-- begin Material shown --

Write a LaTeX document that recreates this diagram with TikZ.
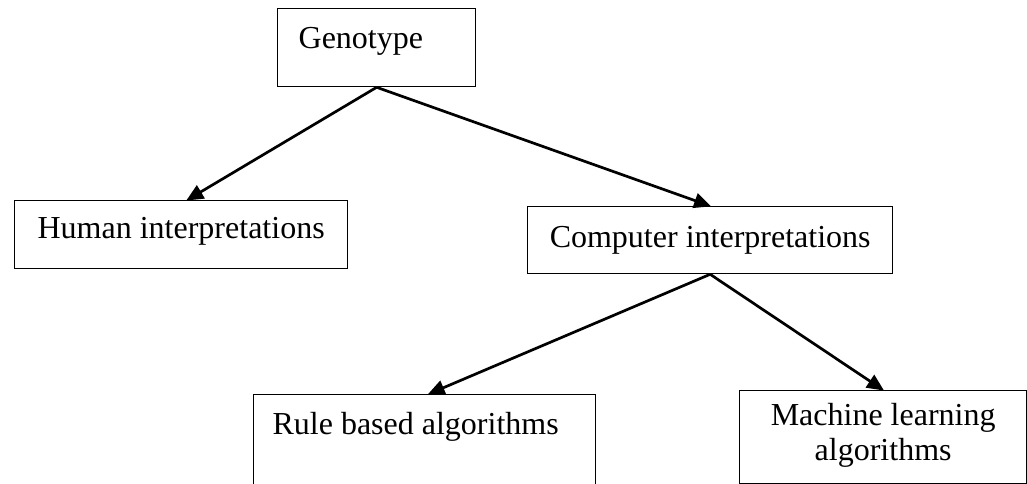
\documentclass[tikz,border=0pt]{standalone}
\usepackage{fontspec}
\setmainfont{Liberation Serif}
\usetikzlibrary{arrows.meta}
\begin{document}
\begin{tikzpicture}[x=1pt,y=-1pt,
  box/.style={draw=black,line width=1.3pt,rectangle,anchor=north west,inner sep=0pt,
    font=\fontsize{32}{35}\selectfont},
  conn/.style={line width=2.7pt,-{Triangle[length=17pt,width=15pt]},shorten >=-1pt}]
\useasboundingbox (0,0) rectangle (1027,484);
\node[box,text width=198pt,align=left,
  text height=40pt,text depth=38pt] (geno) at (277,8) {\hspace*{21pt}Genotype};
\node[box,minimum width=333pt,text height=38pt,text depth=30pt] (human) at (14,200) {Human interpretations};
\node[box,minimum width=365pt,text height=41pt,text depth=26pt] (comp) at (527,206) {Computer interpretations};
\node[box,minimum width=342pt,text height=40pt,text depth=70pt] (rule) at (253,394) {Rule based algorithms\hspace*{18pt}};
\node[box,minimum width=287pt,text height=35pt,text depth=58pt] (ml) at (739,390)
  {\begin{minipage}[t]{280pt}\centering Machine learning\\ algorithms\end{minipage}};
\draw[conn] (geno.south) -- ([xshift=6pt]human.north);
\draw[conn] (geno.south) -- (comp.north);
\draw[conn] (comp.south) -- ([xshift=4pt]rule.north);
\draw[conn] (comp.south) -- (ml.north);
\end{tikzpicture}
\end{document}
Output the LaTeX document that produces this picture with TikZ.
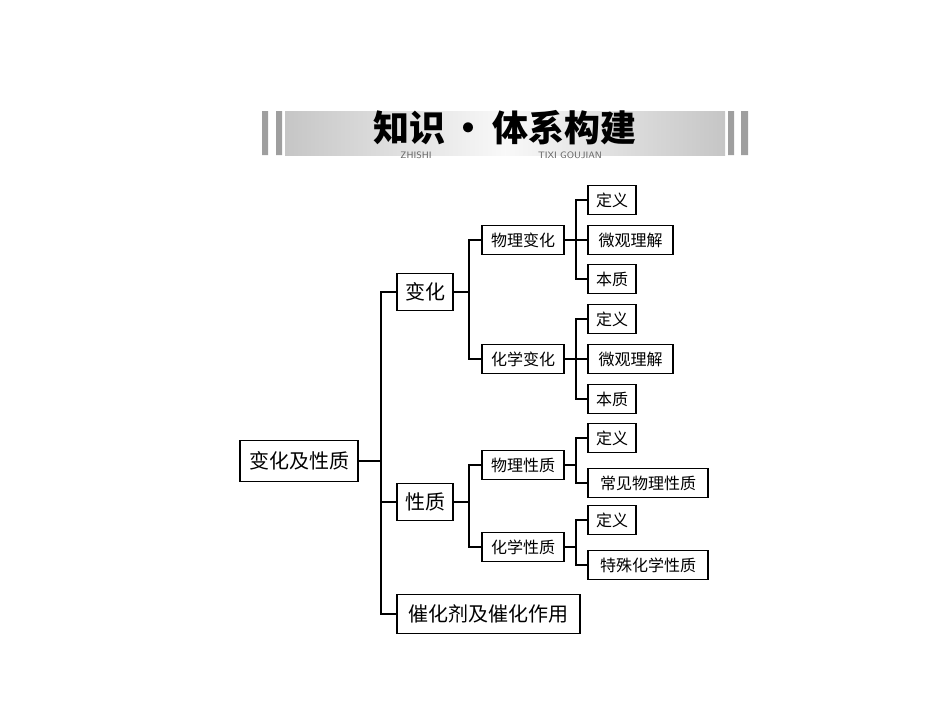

-- end Material shown --

### What this task involves
Quote every record above exactly, leaving out any pictures.

### Written reply
Write a LaTeX document that recreates this diagram with TikZ.
\documentclass[tikz,border=0pt]{standalone}
\usepackage{fontspec}
\setmainfont{Liberation Serif}
\usetikzlibrary{arrows.meta}
\begin{document}
\begin{tikzpicture}[x=1pt,y=-1pt,
  box/.style={draw=black,line width=1.3pt,rectangle,anchor=north west,inner sep=0pt,
    font=\fontsize{32}{35}\selectfont},
  conn/.style={line width=2.7pt,-{Triangle[length=17pt,width=15pt]},shorten >=-1pt}]
\useasboundingbox (0,0) rectangle (1027,484);
\node[box,text width=198pt,align=left,
  text height=40pt,text depth=38pt] (geno) at (277,8) {\hspace*{21pt}Genotype};
\node[box,minimum width=333pt,text height=38pt,text depth=30pt] (human) at (14,200) {Human interpretations};
\node[box,minimum width=365pt,text height=41pt,text depth=26pt] (comp) at (527,206) {Computer interpretations};
\node[box,minimum width=342pt,text height=40pt,text depth=70pt] (rule) at (253,394) {Rule based algorithms\hspace*{18pt}};
\node[box,minimum width=287pt,text height=35pt,text depth=58pt] (ml) at (739,390)
  {\begin{minipage}[t]{280pt}\centering Machine learning\\ algorithms\end{minipage}};
\draw[conn] (geno.south) -- ([xshift=6pt]human.north);
\draw[conn] (geno.south) -- (comp.north);
\draw[conn] (comp.south) -- ([xshift=4pt]rule.north);
\draw[conn] (comp.south) -- (ml.north);
\end{tikzpicture}
\end{document}
Output the LaTeX document that produces this picture with TikZ.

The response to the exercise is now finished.